Troubleshooting winter woes

  • Yellowing, limp leaves in cool weather: Often a drainage or overwatering issue. Check for clogged pot holes, soggy soil, or mulch snuggled up to the crown. Let the mix dry and improve drainage.
  • Powdery mildew in mild, humid spells: Increase sun and airflow; thin very lightly if crowded and avoid overhead watering. It’s usually a sign of stagnant air and damp leaves.
  • Dead patches after a wet freeze–thaw: Cut back only to living wood in spring. Focus on drainage upgrades, not fertilizer. Many plants bounce back once the root zone is drier and warmer.

Extra insurance in cold–wet climates

  • Layering is an easy autumn backup. Pin a low, flexible stem to gritty soil so it roots; you’ll have a spare plant by spring without stressing the parent.
  • Replace very old, woody plants every few years or refresh from cuttings in the growing season. Younger plants establish quickly and handle winter better when drainage is right.

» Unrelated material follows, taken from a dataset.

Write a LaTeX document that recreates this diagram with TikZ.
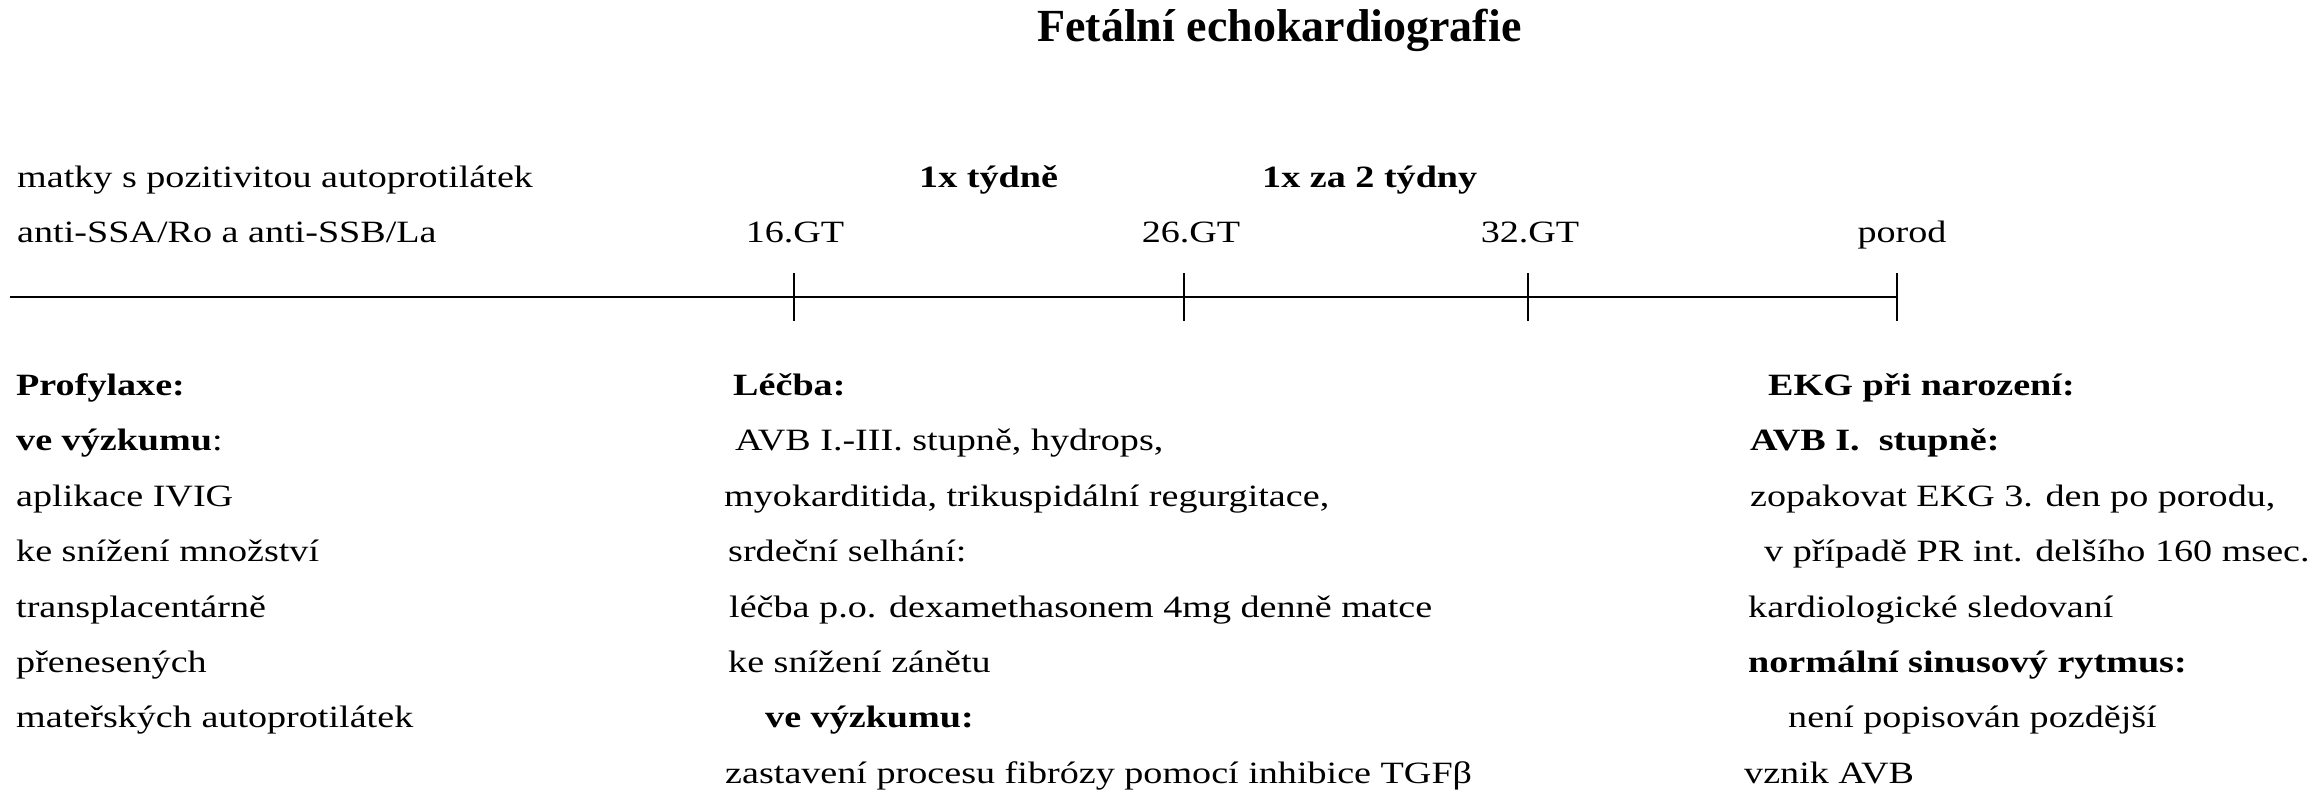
\documentclass[tikz,border=0pt]{standalone}
\usepackage{fontspec}
\setmainfont{Liberation Serif}[FakeStretch=1.23]
\newfontfamily\titlefont{Liberation Serif}
\begin{document}
\begin{tikzpicture}[x=1pt,y=1pt,
  txt/.style={anchor=base west,inner sep=0pt,font=\fontsize{31}{31}\selectfont},
  bld/.style={txt,font=\fontsize{31}{31}\selectfont\bfseries},
  gt/.style={anchor=base,inner sep=0pt,font=\fontsize{31}{31}\selectfont},
  axis/.style={line width=2.8pt},
  tick/.style={line width=2.6pt}]
\useasboundingbox (0,0) rectangle (2321,-800);
% title
\node[anchor=base west,inner sep=0pt,font=\titlefont\fontsize{46}{46}\selectfont\bfseries] (title) at (1037,-42) {Fetální echokardiografie};
% top texts
\node[txt] (m1) at (17,-187) {matky s pozitivitou autoprotilátek};
\node[txt] (m2) at (17,-242) {anti-SSA/Ro a anti-SSB/La};
\node[bld] (f1) at (919,-187) {1x týdně};
\node[bld] (f2) at (1262,-187) {1x za 2 týdny};
\node[gt] (g1) at (795,-242) {16.GT};
\node[gt] (g2) at (1191,-242) {26.GT};
\node[gt] (g3) at (1530,-242) {32.GT};
\node[gt] (g4) at (1902,-242) {porod};
% timeline
\coordinate (s) at (10,-297);
\coordinate (t1) at (794,-297);
\coordinate (t2) at (1184,-297);
\coordinate (t3) at (1528,-297);
\coordinate (t4) at (1897,-297);
\coordinate (t1a) at (794,-273); \coordinate (t1b) at (794,-321);
\coordinate (t2a) at (1184,-273); \coordinate (t2b) at (1184,-321);
\coordinate (t3a) at (1528,-273); \coordinate (t3b) at (1528,-321);
\coordinate (t4a) at (1897,-273); \coordinate (t4b) at (1897,-321);
\draw[axis] (s) -- (t4);
\draw[tick] (t1a) -- (t1b);
\draw[tick] (t2a) -- (t2b);
\draw[tick] (t3a) -- (t3b);
\draw[tick] (t4a) -- (t4b);
% left column
\node[bld] (a1) at (16,-395) {Profylaxe:};
\node[txt] (a2) at (16,-450) {\textbf{ve výzkumu}:};
\node[txt] (a3) at (16,-506) {aplikace IVIG};
\node[txt] (a4) at (16,-561) {ke snížení množství};
\node[txt] (a5) at (16,-617) {transplacentárně};
\node[txt] (a6) at (16,-672) {přenesených};
\node[txt] (a7) at (16,-727) {mateřských autoprotilátek};
% middle column
\node[bld] (b1) at (733,-395) {Léčba:};
\node[txt] (b2) at (735,-450) {AVB I.-III. stupně, hydrops,};
\node[txt] (b3) at (724,-506) {myokarditida, trikuspidální regurgitace,};
\node[txt] (b4) at (728,-561) {srdeční selhání:};
\node[txt] (b5) at (729,-617) {léčba p.o. dexamethasonem 4mg denně matce};
\node[txt] (b6) at (728,-672) {ke snížení zánětu};
\node[bld] (b7) at (765,-727) {ve výzkumu:};
\node[txt] (b8) at (725,-783) {zastavení procesu fibrózy pomocí inhibice TGFβ};
% right column
\node[bld] (c1) at (1768,-395) {EKG při narození:};
\node[bld] (c2) at (1750,-450) {AVB I.\ \ stupně:};
\node[txt] (c3) at (1750,-506) {zopakovat EKG 3. den po porodu,};
\node[txt] (c4) at (1764,-561) {v případě PR int. delšího 160 msec.};
\node[txt] (c5) at (1748,-617) {kardiologické sledovaní};
\node[bld] (c6) at (1748,-672) {normální sinusový rytmus:};
\node[txt] (c7) at (1788,-727) {není popisován pozdější};
\node[txt] (c8) at (1744,-783) {vznik AVB};
\end{tikzpicture}
\end{document}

Quick choices that make a big difference

  • Do:
  • Plant high or in raised beds.
  • Use grit to open heavy soils.
  • Keep crowns mulch-free; use gravel right around the base.
  • Shelter containers under eaves and elevate them on pot feet.
  • Water sparingly in winter.
  • Don’t:
  • Bury stems in mulch.
  • Leave pots in saucers of water.
  • Hard-prune in autumn.
  • Park containers where downspouts or roof drip soak them.

When you think like a Mediterranean hillside—lots of sun, lean soil, fast drainage—sage rewards you with evergreen leaves, a steady winter presence, and a flush of nectar-rich flowers from early to late summer. Keep the roots dry and the crown breathing, and your Salvia officinalis will sail through winter with quiet confidence.